It’s the time of year to wait for spring.


Before the COVID-19 pandemic, January and February were considered peak times for flu and cold cases. This was expected every year due to more time spent indoors and worse air flow.

However, this year, according to the Harvard T.H. Chan School of Public Health, flu and cold rates have decreased as a byproduct of COVID-19 health precautions. While there are still many cases of the common cold and the flu, the world is mostly concerned with COVID-19.

And concerned we should be—a new variant called Omicron was discovered in December and spread rapidly during winter break. The World Health Organization (WHO) then announced that the Omicron variant was considered less harmful but more contagious than previous variants.

After returning from break, both the U.S. and our school district saw extremely high numbers of coronavirus cases. According to The New York Times, more than 800,000 cases were reported in the
U.S. in mid-January, while there was a double-digit number in every COVID-19 update from the high school. Classes were half-full and teachers were absent. Omicron had replaced the staple cold and flu season.

One reason for the large number of COVID-19 cases is the stalling vaccine rate, especially the booster vaccine rate. The New York Times reported that while 63% of all Franklin County residents have
been fully vaccinated, only 30% have received a coronavirus booster shot.

Despite these low vaccination rates and the cold temperatures, Omicron infection rates in the U.S. are steadily decreasing.

As spring grows closer, we begin to think about our futures. With scheduling week beginning at the end of February, we will soon be planning our next school year. The district will be offering many new
courses, and we will have to choose how to fill our schedules.

For seniors, college decisions and career choices await in March.

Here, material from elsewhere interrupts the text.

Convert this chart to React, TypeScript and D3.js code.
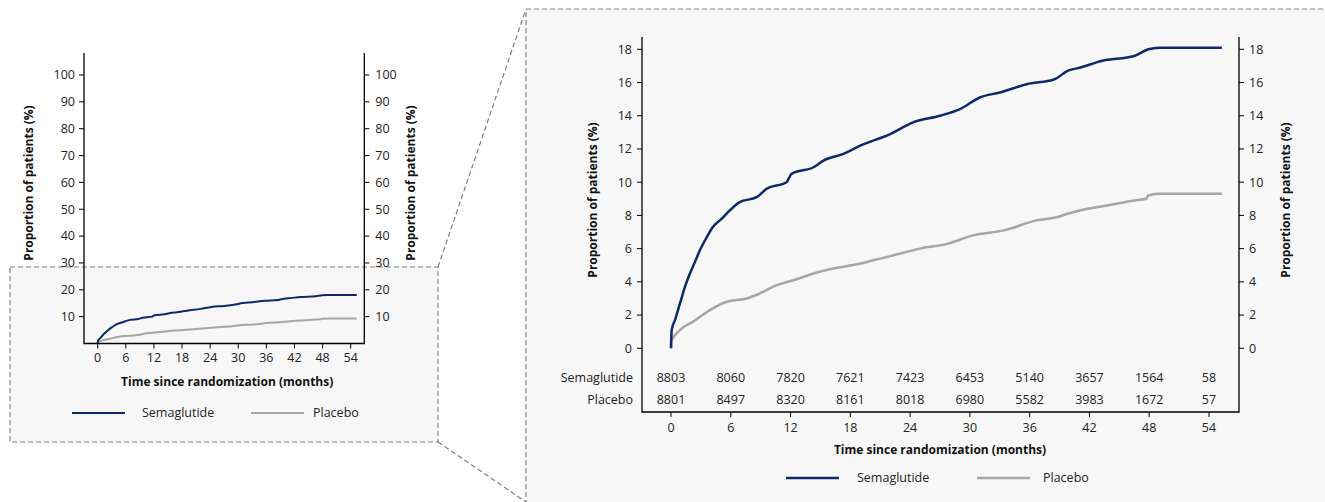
import React from "react";
import * as d3 from "d3";

const months = [0, 6, 12, 18, 24, 30, 36, 42, 48, 54];
const smallYTicks = [10, 20, 30, 40, 50, 60, 70, 80, 90, 100];
const bigYTicks = [0, 2, 4, 6, 8, 10, 12, 14, 16, 18];
const semaAtRisk = [8803, 8060, 7820, 7621, 7423, 6453, 5140, 3657, 1564, 58];
const placeboAtRisk = [8801, 8497, 8320, 8161, 8018, 6980, 5582, 3983, 1672, 57];

const semaTime = [0, 0.07, 0.4, 0.9, 1.4, 1.9, 2.4, 2.9, 3.6, 4.2, 5.1, 5.9, 6.9, 8.6, 9.6, 11.6, 12.1, 14.3, 15.3, 17.3, 19.0, 22.0, 24.3, 27.0, 29.0, 31.0, 33.0, 35.7, 38.5, 39.8, 41.1, 43.2, 46.5, 47.9, 49.0, 55.3];
const semaPct = [0, 1.1, 1.7, 2.7, 3.7, 4.5, 5.2, 5.9, 6.7, 7.3, 7.8, 8.3, 8.8, 9.1, 9.6, 10.0, 10.5, 10.9, 11.3, 11.7, 12.2, 12.9, 13.6, 14.0, 14.4, 15.1, 15.4, 15.9, 16.2, 16.7, 16.9, 17.3, 17.6, 18.0, 18.1, 18.1];
const placeboTime = [0, 0.02, 0.9, 2.2, 3.9, 5.6, 7.6, 8.9, 10.6, 12.3, 14.3, 16.3, 19.0, 20.3, 21.7, 25.0, 27.8, 30.3, 33.4, 36.7, 38.8, 39.8, 41.8, 43.8, 46.5, 47.7, 47.9, 48.9, 55.3];
const placeboPct = [0, 0.4, 1.1, 1.6, 2.3, 2.8, 3.0, 3.3, 3.8, 4.1, 4.5, 4.8, 5.1, 5.3, 5.5, 6.0, 6.3, 6.8, 7.1, 7.7, 7.9, 8.1, 8.4, 8.6, 8.9, 9.0, 9.2, 9.3, 9.3];

const SEMA = "#0c2a6b";
const PLAC = "#a6a6a6";
const BG = "#f7f7f7";
const DASH = "#808080";
const FONT = "'Open Sans', sans-serif";

const semaPts = semaTime.map((t, i) => [t, semaPct[i]] as [number, number]);
const placPts = placeboTime.map((t, i) => [t, placeboPct[i]] as [number, number]);

export default function App() {
  // small chart
  const xL = d3.scaleLinear().domain([0, 54]).range([97.7, 350.7]);
  const yL = d3.scaleLinear().domain([0, 100]).range([343.5, 75]);
  const lineL = d3.line<[number, number]>().x(d => xL(d[0])).y(d => yL(d[1])).curve(d3.curveMonotoneX);
  const L = { left: 84, right: 364.3, top: 53, bottom: 343.5 };

  // big chart
  const xR = d3.scaleLinear().domain([0, 54]).range([671, 1209]);
  const yR = d3.scaleLinear().domain([0, 18]).range([348.3, 49.3]);
  const lineR = d3.line<[number, number]>().x(d => xR(d[0])).y(d => yR(d[1])).curve(d3.curveMonotoneX);
  const R = { left: 642, right: 1239, top: 37, bottom: 412 };

  const fs = 12.5;
  return (
    <svg width={1325} height={502} style={{ position: "absolute", left: 0, top: 0, fontFamily: FONT }}>
      <rect x={0} y={0} width={1325} height={502} fill="#ffffff" />
      {/* zoom boxes */}
      <rect x={10} y={267} width={428} height={175} fill={BG} stroke={DASH} strokeWidth={1.2} strokeDasharray="5,3" />
      <rect x={526} y={9} width={820} height={520} fill={BG} stroke={DASH} strokeWidth={1.2} strokeDasharray="5,3" />
      <line x1={438} y1={267} x2={526} y2={9} stroke={DASH} strokeWidth={1.2} strokeDasharray="5,3" />
      <line x1={438} y1={442} x2={526} y2={502} stroke={DASH} strokeWidth={1.2} strokeDasharray="5,3" />

      {/* ===== small chart ===== */}
      <g>
        <path d={lineL(placPts) || ""} fill="none" stroke={PLAC} strokeWidth={2} />
        <path d={lineL(semaPts) || ""} fill="none" stroke={SEMA} strokeWidth={2} />
        <path d={`M${L.left},${L.top}V${L.bottom}H${L.right}V${L.top}`} fill="none" stroke="#000" strokeWidth={1.3} />
        {smallYTicks.map(v => (
          <g key={"sl" + v}>
            <line x1={L.left - 5} x2={L.left} y1={yL(v)} y2={yL(v)} stroke="#000" strokeWidth={1} />
            <text x={L.left - 9} y={yL(v)} dy="0.35em" textAnchor="end" fontSize={fs} fill="#222">{v}</text>
            <line x1={L.right} x2={L.right + 5} y1={yL(v)} y2={yL(v)} stroke="#000" strokeWidth={1} />
            <text x={L.right + 11} y={yL(v)} dy="0.35em" textAnchor="start" fontSize={fs} fill="#222">{v}</text>
          </g>
        ))}
        {months.map(m => (
          <g key={"sx" + m}>
            <line x1={xL(m)} x2={xL(m)} y1={L.bottom} y2={L.bottom + 5} stroke="#000" strokeWidth={1} />
            <text x={xL(m)} y={358} dy="0.35em" textAnchor="middle" fontSize={fs} fill="#222">{m}</text>
          </g>
        ))}
        <text x={(L.left + L.right) / 2 + 3} y={382} dy="0.35em" textAnchor="middle" fontSize={12} fontWeight="bold" fill="#111">Time since randomization (months)</text>
        <text transform="translate(29,183) rotate(-90)" dy="0.35em" textAnchor="middle" fontSize={12} fontWeight="bold" fill="#111">Proportion of patients (%)</text>
        <text transform="translate(411,183) rotate(-90)" dy="0.35em" textAnchor="middle" fontSize={12} fontWeight="bold" fill="#111">Proportion of patients (%)</text>
        <line x1={72} x2={125} y1={413} y2={413} stroke={SEMA} strokeWidth={2} />
        <text x={142} y={413} dy="0.35em" fontSize={fs} fill="#222">Semaglutide</text>
        <line x1={251} x2={304} y1={413} y2={413} stroke={PLAC} strokeWidth={2} />
        <text x={313} y={413} dy="0.35em" fontSize={fs} fill="#222">Placebo</text>
      </g>

      {/* ===== big chart ===== */}
      <g>
        <path d={lineR(placPts) || ""} fill="none" stroke={PLAC} strokeWidth={2.5} />
        <path d={lineR(semaPts) || ""} fill="none" stroke={SEMA} strokeWidth={2.5} />
        <path d={`M${R.left},${R.top}V${R.bottom}H${R.right}V${R.top}`} fill="none" stroke="#000" strokeWidth={1.3} />
        {bigYTicks.map(v => (
          <g key={"bl" + v}>
            <line x1={R.left - 5} x2={R.left} y1={yR(v)} y2={yR(v)} stroke="#000" strokeWidth={1} />
            <text x={R.left - 10} y={yR(v)} dy="0.35em" textAnchor="end" fontSize={fs} fill="#222">{v}</text>
            <line x1={R.right} x2={R.right + 5} y1={yR(v)} y2={yR(v)} stroke="#000" strokeWidth={1} />
            <text x={R.right + 10} y={yR(v)} dy="0.35em" textAnchor="start" fontSize={fs} fill="#222">{v}</text>
          </g>
        ))}
        {months.map((m, i) => (
          <g key={"bx" + m}>
            <line x1={xR(m)} x2={xR(m)} y1={R.bottom} y2={R.bottom + 5} stroke="#000" strokeWidth={1} />
            <text x={xR(m)} y={428} dy="0.35em" textAnchor="middle" fontSize={fs} fill="#222">{m}</text>
            <text x={xR(m)} y={378} dy="0.35em" textAnchor="middle" fontSize={fs} fill="#222">{semaAtRisk[i]}</text>
            <text x={xR(m)} y={400} dy="0.35em" textAnchor="middle" fontSize={fs} fill="#222">{placeboAtRisk[i]}</text>
          </g>
        ))}
        <text x={633} y={378} dy="0.35em" textAnchor="end" fontSize={fs} fill="#222">Semaglutide</text>
        <text x={633} y={400} dy="0.35em" textAnchor="end" fontSize={fs} fill="#222">Placebo</text>
        <text x={940} y={450} dy="0.35em" textAnchor="middle" fontSize={12} fontWeight="bold" fill="#111">Time since randomization (months)</text>
        <text transform="translate(593,200) rotate(-90)" dy="0.35em" textAnchor="middle" fontSize={12} fontWeight="bold" fill="#111">Proportion of patients (%)</text>
        <text transform="translate(1286,200) rotate(-90)" dy="0.35em" textAnchor="middle" fontSize={12} fontWeight="bold" fill="#111">Proportion of patients (%)</text>
        <line x1={786} x2={839} y1={478} y2={478} stroke={SEMA} strokeWidth={2.5} />
        <text x={857} y={478} dy="0.35em" fontSize={fs} fill="#222">Semaglutide</text>
        <line x1={977} x2={1030} y1={478} y2={478} stroke={PLAC} strokeWidth={2.5} />
        <text x={1043} y={478} dy="0.35em" fontSize={fs} fill="#222">Placebo</text>
      </g>
    </svg>
  );
}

Not only is this planning for the next school year, but for several years to come. We will all be looking to the future, away from the cold and snow.

This winter has been particularly vicious, with solid sheets of ice and below-freezing temperatures for days on end. The sunsets at 5:30 p.m. and high COVID-19 infection rates certainly don’t make this winter any easier.

At the Feb. 8 UA School Board meeting, the board voted 4-1 to repeal the mask mandate beginning Monday, Feb. 28. This means that masks will be optional for students, staff members and visitors in all school and district buildings. The vote came after the mask requirement for after-school and evening activities had expired, meaning masks will be optional for everyone in every building, regardless
of school hours.

According to the Cleveland Clinic, wearing a mask in a public space, no matter your vaccination status, greatly lowers your risk of either becoming infected and/or infecting others. When deciding whether or not to wear a mask, please take time to consider the impact of your choice.